Skipping all pictures, set down the lines of the listing from the first through the one with "minimum width=193pt, minimum".
— START OF Source data —
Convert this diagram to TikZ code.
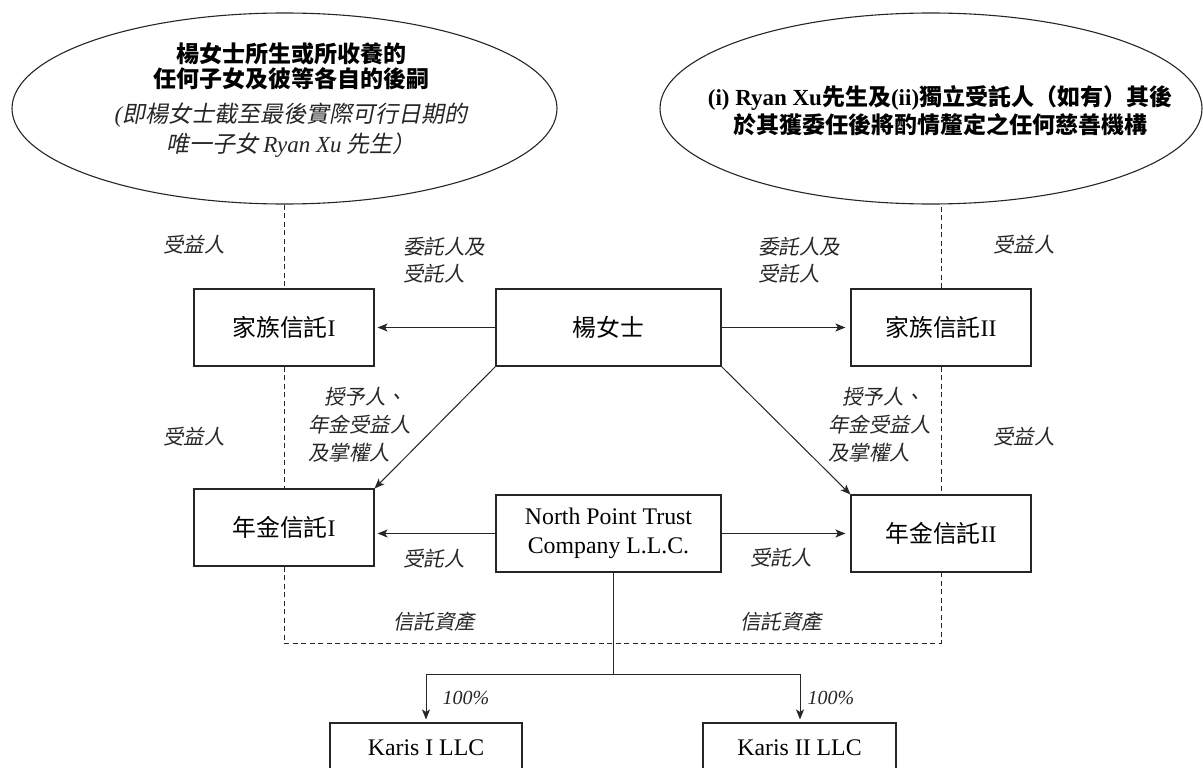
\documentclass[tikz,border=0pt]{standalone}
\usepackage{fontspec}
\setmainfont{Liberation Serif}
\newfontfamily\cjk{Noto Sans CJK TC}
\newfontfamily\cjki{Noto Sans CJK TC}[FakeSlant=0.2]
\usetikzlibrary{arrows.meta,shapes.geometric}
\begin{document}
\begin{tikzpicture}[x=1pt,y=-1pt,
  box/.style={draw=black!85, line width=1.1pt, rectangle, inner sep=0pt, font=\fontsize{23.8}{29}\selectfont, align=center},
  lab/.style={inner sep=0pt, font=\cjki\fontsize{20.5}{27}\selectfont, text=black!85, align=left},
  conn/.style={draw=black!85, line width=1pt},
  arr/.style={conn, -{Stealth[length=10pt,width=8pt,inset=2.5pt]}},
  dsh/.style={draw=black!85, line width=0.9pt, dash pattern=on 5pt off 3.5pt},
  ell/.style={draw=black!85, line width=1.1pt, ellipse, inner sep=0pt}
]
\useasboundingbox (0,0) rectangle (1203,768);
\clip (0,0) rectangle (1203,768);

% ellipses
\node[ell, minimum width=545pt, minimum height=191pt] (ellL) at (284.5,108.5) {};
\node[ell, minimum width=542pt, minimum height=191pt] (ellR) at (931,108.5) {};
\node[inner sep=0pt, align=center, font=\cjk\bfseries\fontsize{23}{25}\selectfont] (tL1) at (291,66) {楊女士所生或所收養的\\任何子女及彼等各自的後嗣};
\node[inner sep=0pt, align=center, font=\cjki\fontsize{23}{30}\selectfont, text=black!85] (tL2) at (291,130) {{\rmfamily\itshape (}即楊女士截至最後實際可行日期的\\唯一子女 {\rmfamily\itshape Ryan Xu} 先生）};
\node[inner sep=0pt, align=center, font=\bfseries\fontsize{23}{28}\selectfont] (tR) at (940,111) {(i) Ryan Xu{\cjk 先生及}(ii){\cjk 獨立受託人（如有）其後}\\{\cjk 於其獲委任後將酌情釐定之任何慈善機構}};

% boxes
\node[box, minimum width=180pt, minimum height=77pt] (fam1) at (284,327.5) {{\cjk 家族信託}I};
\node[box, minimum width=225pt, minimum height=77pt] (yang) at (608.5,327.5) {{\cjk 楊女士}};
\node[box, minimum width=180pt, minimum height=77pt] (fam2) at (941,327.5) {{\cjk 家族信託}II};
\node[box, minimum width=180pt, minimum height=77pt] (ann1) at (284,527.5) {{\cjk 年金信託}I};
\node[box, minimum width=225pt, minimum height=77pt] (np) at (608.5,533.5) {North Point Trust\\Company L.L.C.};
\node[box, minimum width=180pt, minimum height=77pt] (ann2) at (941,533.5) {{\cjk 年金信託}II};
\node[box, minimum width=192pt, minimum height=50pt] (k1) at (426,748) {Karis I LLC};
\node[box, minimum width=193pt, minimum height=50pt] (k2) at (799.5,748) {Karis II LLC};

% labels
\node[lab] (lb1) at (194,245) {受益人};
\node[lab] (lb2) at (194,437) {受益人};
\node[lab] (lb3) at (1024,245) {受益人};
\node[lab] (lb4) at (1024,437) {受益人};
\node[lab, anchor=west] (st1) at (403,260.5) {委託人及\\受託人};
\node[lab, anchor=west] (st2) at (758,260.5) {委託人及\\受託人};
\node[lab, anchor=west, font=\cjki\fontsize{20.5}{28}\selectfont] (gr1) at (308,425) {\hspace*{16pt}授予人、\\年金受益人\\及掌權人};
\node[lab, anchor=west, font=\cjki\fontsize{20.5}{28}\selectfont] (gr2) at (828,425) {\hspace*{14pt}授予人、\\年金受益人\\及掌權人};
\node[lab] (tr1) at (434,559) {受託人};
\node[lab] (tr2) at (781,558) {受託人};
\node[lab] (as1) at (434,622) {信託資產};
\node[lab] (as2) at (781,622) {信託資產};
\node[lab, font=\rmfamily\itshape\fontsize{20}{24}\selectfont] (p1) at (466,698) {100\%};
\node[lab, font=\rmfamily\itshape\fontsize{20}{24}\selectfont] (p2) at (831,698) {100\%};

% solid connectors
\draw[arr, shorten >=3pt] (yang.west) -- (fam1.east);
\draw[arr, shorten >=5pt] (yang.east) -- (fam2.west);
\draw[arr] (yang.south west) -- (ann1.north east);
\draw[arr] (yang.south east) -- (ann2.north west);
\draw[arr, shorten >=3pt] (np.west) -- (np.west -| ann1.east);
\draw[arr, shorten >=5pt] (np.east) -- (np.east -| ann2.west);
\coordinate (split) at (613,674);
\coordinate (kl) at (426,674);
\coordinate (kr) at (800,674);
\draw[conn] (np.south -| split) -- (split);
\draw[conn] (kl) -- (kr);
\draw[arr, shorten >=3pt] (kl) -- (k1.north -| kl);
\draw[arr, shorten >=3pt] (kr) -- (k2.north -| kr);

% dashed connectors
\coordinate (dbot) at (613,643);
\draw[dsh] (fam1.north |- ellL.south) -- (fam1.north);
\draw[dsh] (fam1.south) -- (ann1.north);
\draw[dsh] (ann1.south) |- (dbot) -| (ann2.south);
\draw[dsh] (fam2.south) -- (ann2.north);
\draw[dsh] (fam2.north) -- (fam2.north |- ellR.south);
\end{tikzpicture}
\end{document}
— END OF Source data —
Problem solution:
Convert this diagram to TikZ code.
\documentclass[tikz,border=0pt]{standalone}
\usepackage{fontspec}
\setmainfont{Liberation Serif}
\newfontfamily\cjk{Noto Sans CJK TC}
\newfontfamily\cjki{Noto Sans CJK TC}[FakeSlant=0.2]
\usetikzlibrary{arrows.meta,shapes.geometric}
\begin{document}
\begin{tikzpicture}[x=1pt,y=-1pt,
  box/.style={draw=black!85, line width=1.1pt, rectangle, inner sep=0pt, font=\fontsize{23.8}{29}\selectfont, align=center},
  lab/.style={inner sep=0pt, font=\cjki\fontsize{20.5}{27}\selectfont, text=black!85, align=left},
  conn/.style={draw=black!85, line width=1pt},
  arr/.style={conn, -{Stealth[length=10pt,width=8pt,inset=2.5pt]}},
  dsh/.style={draw=black!85, line width=0.9pt, dash pattern=on 5pt off 3.5pt},
  ell/.style={draw=black!85, line width=1.1pt, ellipse, inner sep=0pt}
]
\useasboundingbox (0,0) rectangle (1203,768);
\clip (0,0) rectangle (1203,768);

% ellipses
\node[ell, minimum width=545pt, minimum height=191pt] (ellL) at (284.5,108.5) {};
\node[ell, minimum width=542pt, minimum height=191pt] (ellR) at (931,108.5) {};
\node[inner sep=0pt, align=center, font=\cjk\bfseries\fontsize{23}{25}\selectfont] (tL1) at (291,66) {楊女士所生或所收養的\\任何子女及彼等各自的後嗣};
\node[inner sep=0pt, align=center, font=\cjki\fontsize{23}{30}\selectfont, text=black!85] (tL2) at (291,130) {{\rmfamily\itshape (}即楊女士截至最後實際可行日期的\\唯一子女 {\rmfamily\itshape Ryan Xu} 先生）};
\node[inner sep=0pt, align=center, font=\bfseries\fontsize{23}{28}\selectfont] (tR) at (940,111) {(i) Ryan Xu{\cjk 先生及}(ii){\cjk 獨立受託人（如有）其後}\\{\cjk 於其獲委任後將酌情釐定之任何慈善機構}};

% boxes
\node[box, minimum width=180pt, minimum height=77pt] (fam1) at (284,327.5) {{\cjk 家族信託}I};
\node[box, minimum width=225pt, minimum height=77pt] (yang) at (608.5,327.5) {{\cjk 楊女士}};
\node[box, minimum width=180pt, minimum height=77pt] (fam2) at (941,327.5) {{\cjk 家族信託}II};
\node[box, minimum width=180pt, minimum height=77pt] (ann1) at (284,527.5) {{\cjk 年金信託}I};
\node[box, minimum width=225pt, minimum height=77pt] (np) at (608.5,533.5) {North Point Trust\\Company L.L.C.};
\node[box, minimum width=180pt, minimum height=77pt] (ann2) at (941,533.5) {{\cjk 年金信託}II};
\node[box, minimum width=192pt, minimum height=50pt] (k1) at (426,748) {Karis I LLC};
\node[box, minimum width=193pt, minimum height=50pt] (k2) at (799.5,748) {Karis II LLC};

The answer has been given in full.